Enquanto o índice geral de inflação em maio foi de 2%, a de serviços fechou o mês em 5,7%, puxado por aumentos de 14,9% de passagens aéreas e entre 6% e 11% de um combo de serviços (que inclui uma refeição quente no pub, um prato principal no restaurante, taxas de babá, comida para viagem e ingressos para teatro).
Além da inflação de serviços, o núcleo de inflação (que exclui alimentos e energia) também seguiu em elevação em maio, atingido 3,5%.
Com isso, não surpreende que a possibilidade de a política monetária do BoE baixar os juros, hoje em 5,25% ao ano (só perde para os EUA entre as nações ricas, com teto de 5,5% ao ano) tenha caído ainda mais depois da divulgação dos dados da inflação.
O mercado de futuros sugere agora que a probabilidade de um corte nas taxas de 0,25 ponto percentual até agosto é inferior a um terço, abaixo dos 45% registados pouco antes da publicação dos dados.
Parte desse pessimismo foi alimentado pelo próprio BoE, que em reunião recente previu que a inflação geral, mesmo em queda, aumentaria novamente no final deste ano, aproximando-se de 2,6% no último trimestre. Ou seja, a redução seria passageira, à medida que o impacto da queda dos preços da energia se dissipar.
Recuperação tardia
Mesmo com uma perspectiva ainda distante de queda de juros, a inflação na meta foi destacada pelo primeiro-ministro Sunak.
“Eu sei que tivemos muitos choques, mas seguimos um plano, tomando medidas que nem sempre foram fáceis e chegamos lá”, disse. “A inflação voltou à meta e isso significa que as pessoas começarão a sentir os benefícios e a aliviar alguns dos encargos sobre o custo de vida.”
O tom de consolo das declarações de Sunak reflete o longo pesadelo do Reino Unido, que teve início em 2016 com o Brexit, o polêmico plebiscito que aprovou a saída do país da União Europeia (UE), prosseguiu com a pandemia e com a guerra entre Rússia e Ucrânia e piorou com o atual ciclo de inflação e juros altos.

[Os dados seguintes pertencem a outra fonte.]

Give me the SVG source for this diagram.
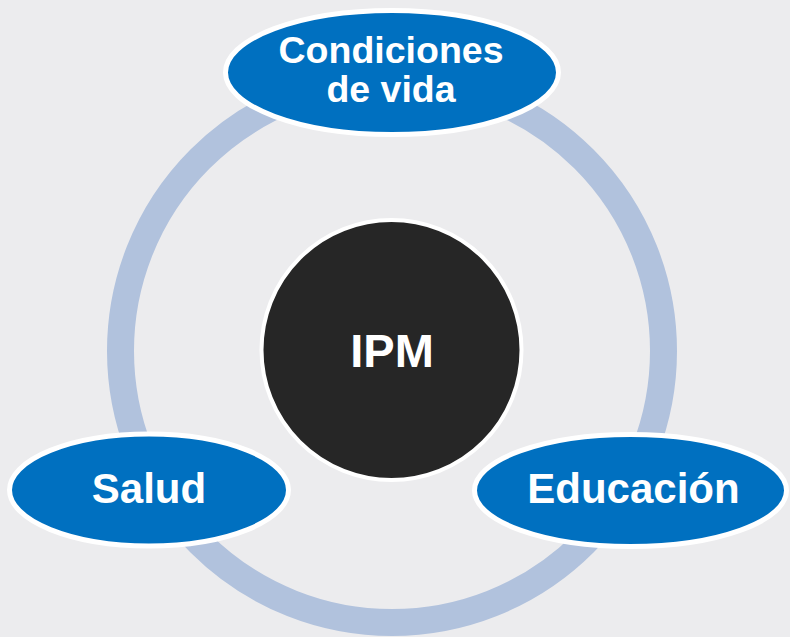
<svg xmlns="http://www.w3.org/2000/svg" width="790" height="637" viewBox="0 0 790 637">
  <style>
    .lbl { font-family: "Liberation Sans", Arial, sans-serif; font-weight: bold; fill: #ffffff; text-anchor: middle; }
    .blue { fill: #0070C0; stroke: #ffffff; stroke-width: 5; }
  </style>
  <rect x="0" y="0" width="790" height="637" fill="#ECECEE"/>
  <g id="connectors">
    <circle cx="392" cy="351" r="271.5" fill="none" stroke="#B1C2DD" stroke-width="27"/>
  </g>
  <g id="node-ipm">
    <circle cx="391.5" cy="350" r="130" fill="#262626" stroke="#ffffff" stroke-width="4"/>
    <text class="lbl" x="392" y="367" font-size="47">IPM</text>
  </g>
  <g id="node-condiciones">
    <ellipse class="blue" cx="392" cy="72.5" rx="166.5" ry="62"/>
    <text class="lbl" x="391" y="63" font-size="37.5">Condiciones</text>
    <text class="lbl" x="391" y="102" font-size="37.5">de vida</text>
  </g>
  <g id="node-salud">
    <ellipse class="blue" cx="149" cy="490" rx="139.5" ry="56"/>
    <text class="lbl" x="149" y="503" font-size="42">Salud</text>
  </g>
  <g id="node-educacion">
    <ellipse class="blue" cx="630.5" cy="490.5" rx="156" ry="56"/>
    <text class="lbl" x="633.5" y="503" font-size="42">Educación</text>
  </g>
</svg>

Neste período, o país teve cinco primeiros-ministros, todos conservadores. Só em 2020, durante a pandemia, a economia britânica caiu 11%, pior desempenho em 300 anos.
A inflação atingiu 11,1% em outubro de 2022, índice mais elevado no atual ciclo que o pico registrado no mesmo mês pela zona do euro (10,6%) e pelos EUA pouco antes, em junho (9,1%). Entre dezembro de 2021 e agosto de 2023, o BoE aumentou a taxa de juros 14 vezes, mais que o Federal Reserve, o BC americano, que subiu 11 vezes.
Sunak teve atuação decisiva na recuperação econômica britânica. Ele assumiu o cargo de primeiro-ministro em dezembro de 2022, em meio a uma crise política e econômica gravíssima, causada por decisões equivocadas da antecessora, Liz Truss, que ficou apenas 49 dias no cargo.
Em plena crise, Truss decidiu cortar impostos, bancando a diferença emitindo títulos da dívida. Com poucos dias no governo, Sunak anunciou um pacotaço de 55 bilhões de libras esterlinas que gerou um aperto financeiro aos britânicos sentido até agora.
Mesmo com a queda da inflação, os preços globais dos alimentos ainda são 30% mais elevados do que em maio de 2021, antes de subirem após a invasão da Ucrânia pela Rússia. Neste mesmo período, os preços da energia e dos bens subiram 40% e 21%, respectivamente.
No mês passado, ainda sob impacto dos preços elevados, Sunak , desgastado, convocou eleições antecipadas para 4 de julho. O anúncio da inflação atingindo a meta, porém, não deve salvar o atual primeiro-ministro britânico.
A oposição trabalhista tem 20 pontos percentuais de vantagem nas pesquisas e deve interromper o ciclo de governos conservadores que tirou o Reino Unido da União Europeia e viveu o pior ciclo econômico do país em décadas.